Amid reports that Major League Baseball and the NBA are pursuing so-called integrity fees from organized sports gambling, the NCAA apparently has no interest in doing so.

At the National Association of Collegiate Directors of Athletics’ annual convention in late June, NCAA senior vice president and chief financial officer Kathleen McNeely said that if sports gambling continues to operate under regulation on a state-by-state basis, it will be up to individual schools to decide whether they want to pursue such integrity fees, USA Today reports. The NCAA and the NFL advocate for federal regulation of sports betting.

“[The NCAA] will not be going after any gambling revenue,” she told a group of college athletics business administrators. “We know it will cost money to monitor, but [association president] Mark Emmert has been pretty firm in saying he doesn’t think it’s appropriate for the NCAA to try to access that revenue. Schools will need to look at their own values and decide” what to do.

Some schools have already decided to take action. In May, shortly after the U.S. Supreme Court overturned the Professional and Amateur Sports Protection Act to allow legalized sports betting throughout the country, West Virginia University athletic director Shane Lyons told local media that his staff is beefing up compliance.

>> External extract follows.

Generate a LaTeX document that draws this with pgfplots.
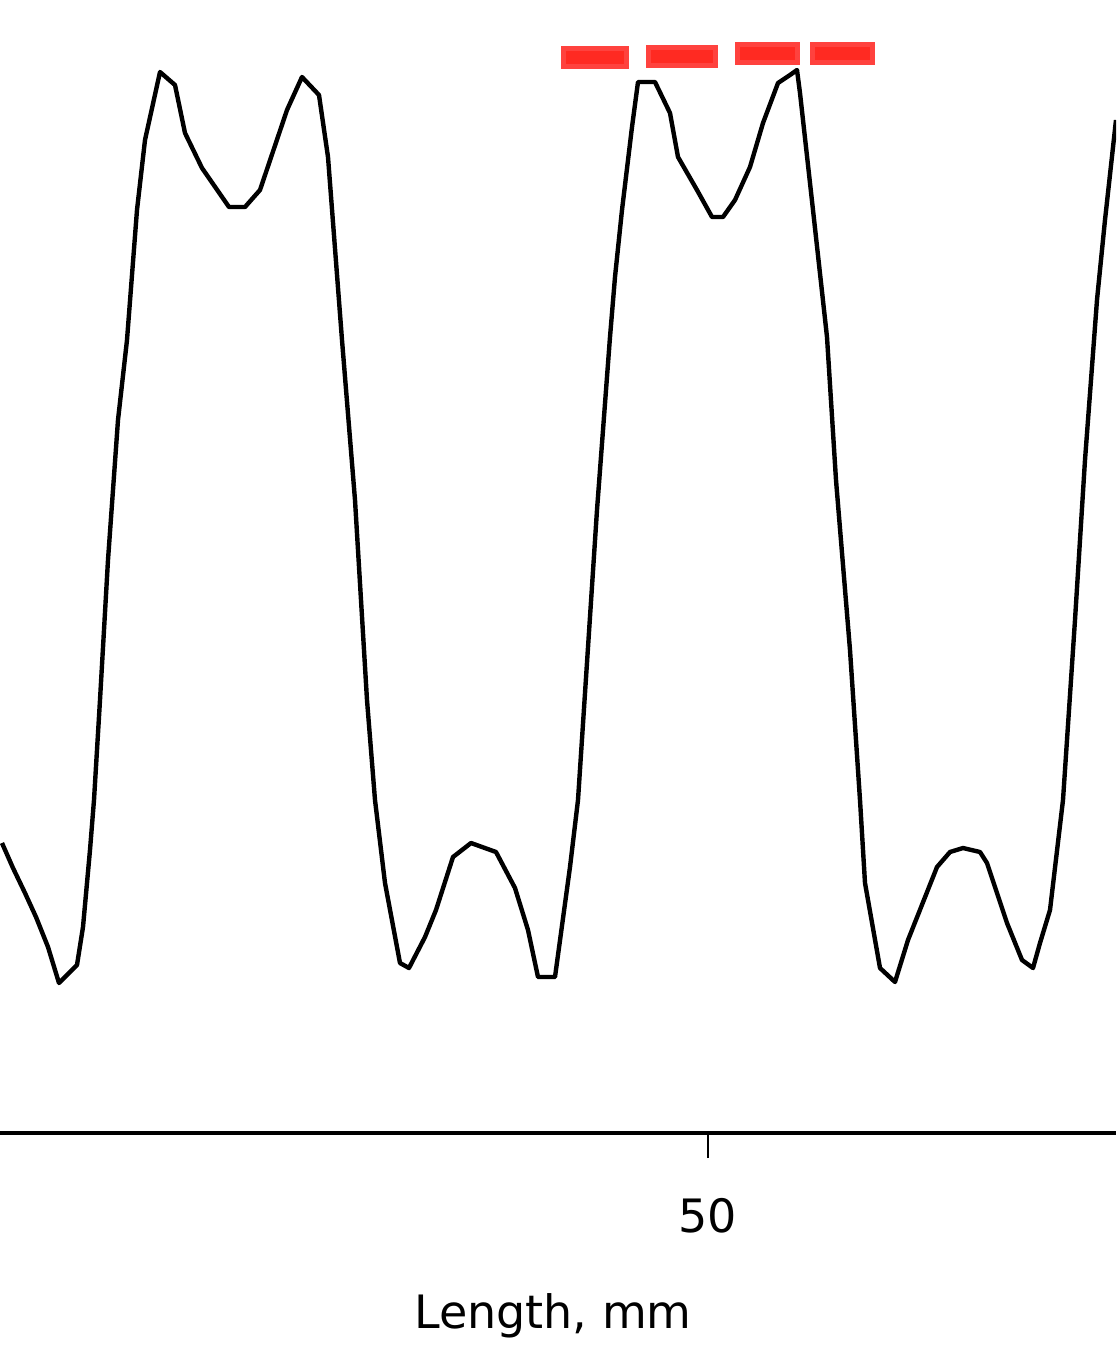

“My job is first and foremost is to protect the integrity of the institution of the athletic department and the other part is to protect the integrity of the institution as a whole,” Lyons told a group at Pete Dye Golf Club in Bridgeport, W.Va. “With legalized gambling coming up, I will have to hire additional compliance staff for monitoring and looking at it as well as the educational aspect of it. There is going to be cost associated with that and we’re going to have to step our game up. … It’s interesting, obviously there is already gambling occurring right now in the underground with illegal sports gaming, but it will now be more in your face. I don’t really have a position from the gambling standpoint. It is what it is, my point is to make sure that if it’s going to happen that my job is to protect the institution and the department from any issues happening.”

Indeed, as MSN.com reports, “While the addition of a new revenue stream from sports betting is no doubt one of the driving forces for schools, costs going up is another more immediate and pressing need.”

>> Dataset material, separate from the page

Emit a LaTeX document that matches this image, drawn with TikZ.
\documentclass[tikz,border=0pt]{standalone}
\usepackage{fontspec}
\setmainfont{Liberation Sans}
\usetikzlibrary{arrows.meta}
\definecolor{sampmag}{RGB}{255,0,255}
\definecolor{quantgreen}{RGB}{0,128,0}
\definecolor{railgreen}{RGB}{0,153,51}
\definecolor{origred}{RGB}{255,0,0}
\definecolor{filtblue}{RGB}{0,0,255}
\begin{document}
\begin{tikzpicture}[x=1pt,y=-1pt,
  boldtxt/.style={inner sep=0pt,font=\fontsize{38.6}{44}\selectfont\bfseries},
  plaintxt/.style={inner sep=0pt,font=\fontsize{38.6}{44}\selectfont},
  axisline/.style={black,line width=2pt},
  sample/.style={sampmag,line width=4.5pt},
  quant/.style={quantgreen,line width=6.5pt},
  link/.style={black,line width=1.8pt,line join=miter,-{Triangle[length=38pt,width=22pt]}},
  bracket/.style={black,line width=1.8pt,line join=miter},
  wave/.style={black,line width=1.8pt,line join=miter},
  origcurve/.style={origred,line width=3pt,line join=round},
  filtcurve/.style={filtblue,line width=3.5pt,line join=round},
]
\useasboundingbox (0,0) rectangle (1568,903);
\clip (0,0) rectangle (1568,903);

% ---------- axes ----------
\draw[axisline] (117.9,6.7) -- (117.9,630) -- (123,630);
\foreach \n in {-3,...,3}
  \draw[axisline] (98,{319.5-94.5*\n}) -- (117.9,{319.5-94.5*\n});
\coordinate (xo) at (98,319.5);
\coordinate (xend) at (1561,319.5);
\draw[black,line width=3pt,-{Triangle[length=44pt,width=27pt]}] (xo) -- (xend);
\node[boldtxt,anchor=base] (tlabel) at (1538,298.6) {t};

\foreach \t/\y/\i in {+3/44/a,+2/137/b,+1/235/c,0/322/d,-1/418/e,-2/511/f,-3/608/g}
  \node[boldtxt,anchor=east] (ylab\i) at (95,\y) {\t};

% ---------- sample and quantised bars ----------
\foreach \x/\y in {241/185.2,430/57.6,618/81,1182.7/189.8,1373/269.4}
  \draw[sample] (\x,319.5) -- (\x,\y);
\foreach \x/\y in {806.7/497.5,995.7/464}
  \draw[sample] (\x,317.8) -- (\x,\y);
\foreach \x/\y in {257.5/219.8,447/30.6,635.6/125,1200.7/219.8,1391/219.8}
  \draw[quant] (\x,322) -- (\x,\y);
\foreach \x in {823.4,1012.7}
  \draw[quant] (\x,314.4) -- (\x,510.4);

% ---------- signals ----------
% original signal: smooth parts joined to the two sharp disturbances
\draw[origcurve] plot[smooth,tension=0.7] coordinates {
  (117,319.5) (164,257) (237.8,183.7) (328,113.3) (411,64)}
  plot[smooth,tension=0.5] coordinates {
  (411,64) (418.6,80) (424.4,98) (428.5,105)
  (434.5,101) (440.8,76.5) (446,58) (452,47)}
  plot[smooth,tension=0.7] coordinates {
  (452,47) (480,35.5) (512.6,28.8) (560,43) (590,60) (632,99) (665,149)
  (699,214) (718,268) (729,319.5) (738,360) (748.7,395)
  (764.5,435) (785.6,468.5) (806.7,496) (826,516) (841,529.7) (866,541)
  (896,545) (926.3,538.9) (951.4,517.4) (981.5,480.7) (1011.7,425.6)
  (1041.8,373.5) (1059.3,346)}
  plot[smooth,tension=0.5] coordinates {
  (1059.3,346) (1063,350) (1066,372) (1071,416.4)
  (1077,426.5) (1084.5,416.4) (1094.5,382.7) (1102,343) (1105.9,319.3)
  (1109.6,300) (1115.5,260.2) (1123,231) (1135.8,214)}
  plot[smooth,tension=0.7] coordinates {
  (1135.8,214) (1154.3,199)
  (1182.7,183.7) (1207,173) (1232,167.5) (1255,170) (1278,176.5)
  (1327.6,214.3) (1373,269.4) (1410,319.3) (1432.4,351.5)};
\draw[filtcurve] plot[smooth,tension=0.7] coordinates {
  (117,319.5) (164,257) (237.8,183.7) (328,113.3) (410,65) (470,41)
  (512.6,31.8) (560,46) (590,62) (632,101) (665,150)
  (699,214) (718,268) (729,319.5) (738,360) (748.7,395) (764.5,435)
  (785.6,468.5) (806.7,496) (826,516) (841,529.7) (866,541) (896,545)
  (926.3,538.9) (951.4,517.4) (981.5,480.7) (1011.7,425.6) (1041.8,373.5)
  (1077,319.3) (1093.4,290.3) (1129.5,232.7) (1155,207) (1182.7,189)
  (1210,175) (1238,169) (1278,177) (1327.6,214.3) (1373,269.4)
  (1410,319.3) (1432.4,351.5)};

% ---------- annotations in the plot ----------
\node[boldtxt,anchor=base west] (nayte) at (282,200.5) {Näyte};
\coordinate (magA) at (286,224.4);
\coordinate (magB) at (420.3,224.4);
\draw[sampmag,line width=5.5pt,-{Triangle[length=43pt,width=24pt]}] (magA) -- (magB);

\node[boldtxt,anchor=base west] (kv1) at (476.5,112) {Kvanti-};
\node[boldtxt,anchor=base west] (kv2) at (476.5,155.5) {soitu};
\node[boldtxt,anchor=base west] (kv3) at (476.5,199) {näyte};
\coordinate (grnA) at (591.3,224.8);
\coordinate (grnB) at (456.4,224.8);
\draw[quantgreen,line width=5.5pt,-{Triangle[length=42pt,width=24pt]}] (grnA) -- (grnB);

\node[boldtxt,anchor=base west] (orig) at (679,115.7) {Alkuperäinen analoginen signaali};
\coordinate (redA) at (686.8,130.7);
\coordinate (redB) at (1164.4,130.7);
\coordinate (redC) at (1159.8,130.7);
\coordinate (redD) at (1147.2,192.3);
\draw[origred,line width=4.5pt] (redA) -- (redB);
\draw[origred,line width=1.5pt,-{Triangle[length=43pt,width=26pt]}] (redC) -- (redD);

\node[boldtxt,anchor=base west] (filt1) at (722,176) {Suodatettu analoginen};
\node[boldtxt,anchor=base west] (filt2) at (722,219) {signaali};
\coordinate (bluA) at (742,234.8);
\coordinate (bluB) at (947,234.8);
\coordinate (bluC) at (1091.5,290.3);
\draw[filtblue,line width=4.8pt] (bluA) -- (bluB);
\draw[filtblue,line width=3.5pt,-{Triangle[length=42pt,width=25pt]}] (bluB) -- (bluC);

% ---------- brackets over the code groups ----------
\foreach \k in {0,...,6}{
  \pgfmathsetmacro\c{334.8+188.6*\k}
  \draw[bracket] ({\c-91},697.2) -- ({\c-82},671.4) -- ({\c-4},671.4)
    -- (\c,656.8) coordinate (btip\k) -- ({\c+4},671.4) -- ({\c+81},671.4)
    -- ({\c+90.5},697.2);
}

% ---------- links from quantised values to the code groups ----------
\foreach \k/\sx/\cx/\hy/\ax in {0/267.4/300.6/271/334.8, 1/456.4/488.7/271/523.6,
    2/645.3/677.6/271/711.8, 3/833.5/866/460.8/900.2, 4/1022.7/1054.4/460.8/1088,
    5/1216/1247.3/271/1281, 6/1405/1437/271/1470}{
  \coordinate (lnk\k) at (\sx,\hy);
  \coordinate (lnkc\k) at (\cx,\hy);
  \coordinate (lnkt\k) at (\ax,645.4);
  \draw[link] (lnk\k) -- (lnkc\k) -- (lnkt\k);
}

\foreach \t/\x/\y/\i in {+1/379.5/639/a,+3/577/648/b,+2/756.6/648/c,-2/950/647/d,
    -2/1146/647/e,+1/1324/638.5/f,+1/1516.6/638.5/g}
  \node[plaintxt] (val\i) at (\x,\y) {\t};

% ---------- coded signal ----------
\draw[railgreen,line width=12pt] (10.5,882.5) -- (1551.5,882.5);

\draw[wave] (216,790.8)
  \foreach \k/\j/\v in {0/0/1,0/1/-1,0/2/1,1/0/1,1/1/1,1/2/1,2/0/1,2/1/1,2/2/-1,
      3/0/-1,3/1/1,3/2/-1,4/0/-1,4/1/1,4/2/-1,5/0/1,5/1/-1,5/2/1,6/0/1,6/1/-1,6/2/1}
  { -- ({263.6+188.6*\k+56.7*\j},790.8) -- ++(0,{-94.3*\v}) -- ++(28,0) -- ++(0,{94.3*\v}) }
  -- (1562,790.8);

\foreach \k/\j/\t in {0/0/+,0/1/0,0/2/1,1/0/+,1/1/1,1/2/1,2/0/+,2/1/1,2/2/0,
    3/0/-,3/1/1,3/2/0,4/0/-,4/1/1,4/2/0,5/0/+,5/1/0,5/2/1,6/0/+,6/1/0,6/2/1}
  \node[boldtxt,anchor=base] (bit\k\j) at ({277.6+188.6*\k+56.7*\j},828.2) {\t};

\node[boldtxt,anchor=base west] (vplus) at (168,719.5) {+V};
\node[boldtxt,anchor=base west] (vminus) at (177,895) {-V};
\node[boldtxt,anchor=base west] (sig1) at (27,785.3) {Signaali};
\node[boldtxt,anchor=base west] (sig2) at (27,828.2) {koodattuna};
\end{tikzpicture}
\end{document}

The NCAA “recognizes that the anticipated spread of legalized sports betting will require it to spend money to monitor betting patterns for indicators of potential irregularities in college games,” adds USA Today.

USA Today also reports that “NBA Commissioner Adam Silver and several Major League Baseball officials have said their leagues should get integrity fee money, and Silver has further pressed the NBA's case by raising royalty and intellectual property arguments.”

Meanwhile, an NCAA working group is striving to determine how the NCAA should proceed. The organization has assembled a group of subject-matter experts to examine the potential impact of legalized gambling with the goal of protecting game integrity, monitoring betting activity, managing sports data and expanding educational efforts.

In an interview with USA Today after her speech at NACDA, “McNeely said … among the issues to be decided is whether the association should work with an outside firm that can provide the necessary analytics data and expertise to help the NCAA monitor betting activity, or whether the association should build its own system.”